Anyway I just love all this love and hope and romance.  I’m thinking about seeing if I can find that man with the bad hair.  I could request a song by Haircut 100.  Personally I think De-Li’-ful was a little hard on him.  After all he wanted to provide a normal life for his daughter.  And he probably can’t work because he’s so darn worried about his little daughter, who probably suffers from chronic conjunctivitis and acne.  I think Wind Beneath My Wings would have gone nicely for his story…

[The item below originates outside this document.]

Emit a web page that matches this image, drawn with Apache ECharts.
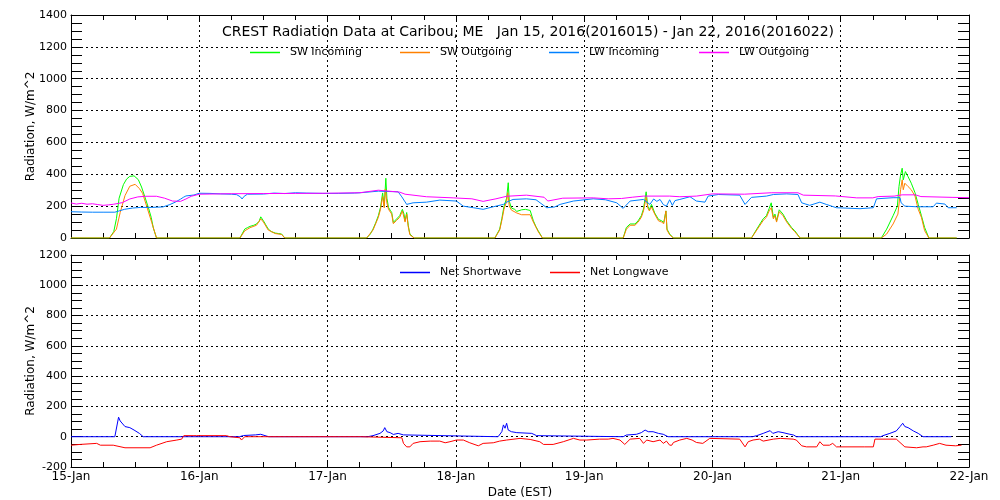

That’s all for now.  I have to go jump in the lake and get ready for a big hike in the morning and remember that De-Li’-ful is like heroin and I’m not sure that I want to get Addicted to Love…anytime soon…but wait she’s playing the Titantic Song by that French Canadian schmaltz developer again and I missed that story…

OOOhhhhh weeee!!!  The cutest man stopped me on the way to the lake and just wiped off that third scoop of mint chocolate chip off my cheeks.  I was wondering where that dropped, and I knew I sat on something!! 

Sweet De-Li’-ful, this might turn out to be the best summer yet!